Google has sponsored a project at the Carnegie Mellon University’s Human-Computer Interaction Institute to “rethink and reinvent online social networking”. This was largely to overcome problems with its Orkut network.

“Directed to help improve the online community orkut, the project’s scope was not to simply redesign the interface. Our team considered how online social networking could bring greater value to users, especially for ages above twenty. After initial brainstorming and research, we chose to focus on the effects of a new model for online social networking: a unified social network that, as a service, provides social data to many other applications.”

Socialstream, as the network is called, is able to “draw content from a variety of sources. Socialstream would be based on a unified social network (USN), a single network that provides social data to other sites as a service. A service model allows many social networks to be linked together, letting them share both content and the nature of the relationships of the people who use them.”
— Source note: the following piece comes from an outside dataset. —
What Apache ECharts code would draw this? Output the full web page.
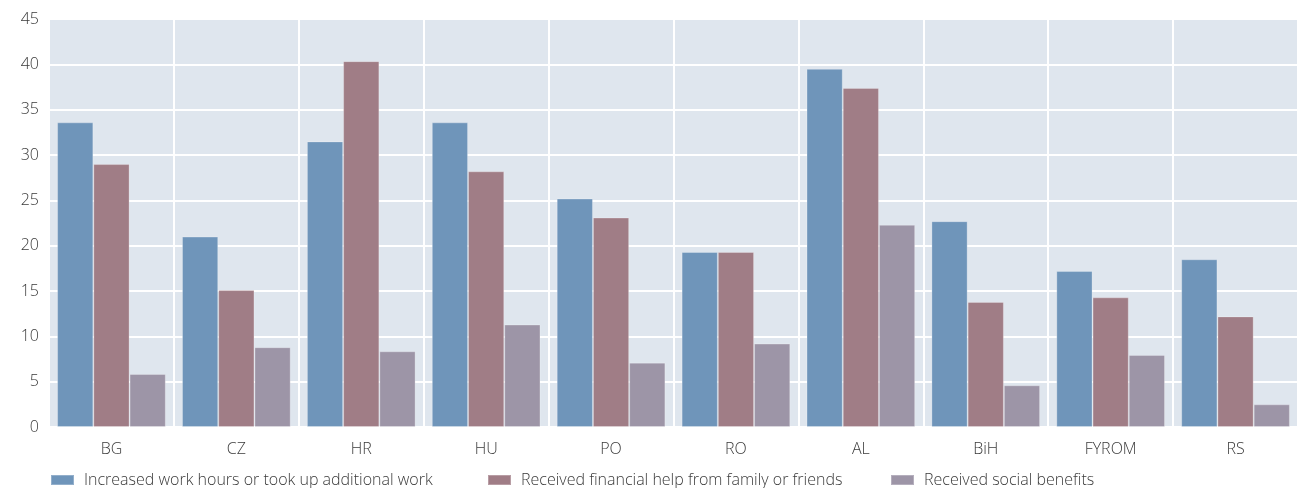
<!DOCTYPE html>
<html><head><meta charset="utf-8">
<script src="https://cdn.jsdelivr.net/npm/echarts@6/dist/echarts.min.js"></script>
<style>html,body{margin:0;padding:0;background:#fff}#c{width:1298px;height:488px}</style>
</head><body><div id="c"></div>
<script>
const categories = ['BG','CZ','HR','HU','PO','RO','AL','BiH','FYROM','RS'];
const seriesNames = ['Increased work hours or took up additional work','Received financial help from family or friends','Received social benefits'];
const workHours = [33.6, 21.0, 31.5, 33.6, 25.2, 19.3, 39.5, 22.7, 17.2, 18.5];
const familyHelp = [29.0, 15.1, 40.35, 28.2, 23.1, 19.3, 37.4, 13.8, 14.3, 12.2];
const socialBenefits = [5.85, 8.8, 8.35, 11.3, 7.1, 9.2, 22.3, 4.6, 7.95, 2.5];
const yTicks = {min: 0, max: 45, interval: 5};
const colors = ['#6f95ba','#a07d86','#9d95a7'];
const font = '"Open Sans", "DejaVu Sans", sans-serif';
const legendLefts = [50, 487, 890];
const chart = echarts.init(document.getElementById('c'), null, {renderer:'canvas'});
const mk = (name, data, i) => ({
  name, type:'bar', data, barGap:'0%', barCategoryGap:'13%',
  itemStyle:{color:colors[i], borderColor:'rgba(255,255,255,0.25)', borderWidth:1},
  emphasis:{disabled:true}
});
chart.setOption({
  animation:false,
  grid:{left:49, right:0, top:19, bottom:61, containLabel:false, show:true, backgroundColor:'#dfe6ee', borderWidth:0},
  legend: seriesNames.map((n, i) => ({
    top:472, left:legendLefts[i], padding:0, itemWidth:23, itemHeight:10,
    icon:'rect', selectedMode:false,
    textStyle:{fontFamily:font, fontSize:16, color:'#3a3a3a', fontWeight:300, padding:[0,0,0,5]},
    data:[n]
  })),
  xAxis:{
    type:'category', data:categories,
    axisLine:{show:false}, axisTick:{show:false},
    axisLabel:{fontFamily:font, fontSize:16, color:'#3a3a3a', margin:14, fontWeight:300},
    splitLine:{show:true, interval:0, lineStyle:{color:'#ffffff', width:2}}
  },
  yAxis:{
    type:'value', min:yTicks.min, max:yTicks.max, interval:yTicks.interval,
    axisLine:{show:false}, axisTick:{show:false},
    axisLabel:{fontFamily:font, fontSize:16, color:'#3a3a3a', margin:10, fontWeight:300},
    splitLine:{show:true, lineStyle:{color:'#ffffff', width:2}}
  },
  series:[mk(seriesNames[0], workHours, 0), mk(seriesNames[1], familyHelp, 1), mk(seriesNames[2], socialBenefits, 2)]
});
</script></body></html>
This idea is to allow users to centralize information about contacts on different social networks in a single place — assuming, of course, that the other networks have an API and don’t act like walled gardens. Socialstream uses data from blogging and photo-sharing sites like Blogger, Flickr and Picasa Web Albums.

“Socialstream emphasizes improving social connections by making it more efficient to communicate with, share with, and view the social content of all the people in a user’s online social network. Socialstream provides a compelling user experience because it aggregates content across many different networks so a user has a single location to discover new content and communicate. The goal of Socialstream is to present social information in a way that ties it to the person who posted the information, and not the site from which it came.”

This could be an interesting project to watch.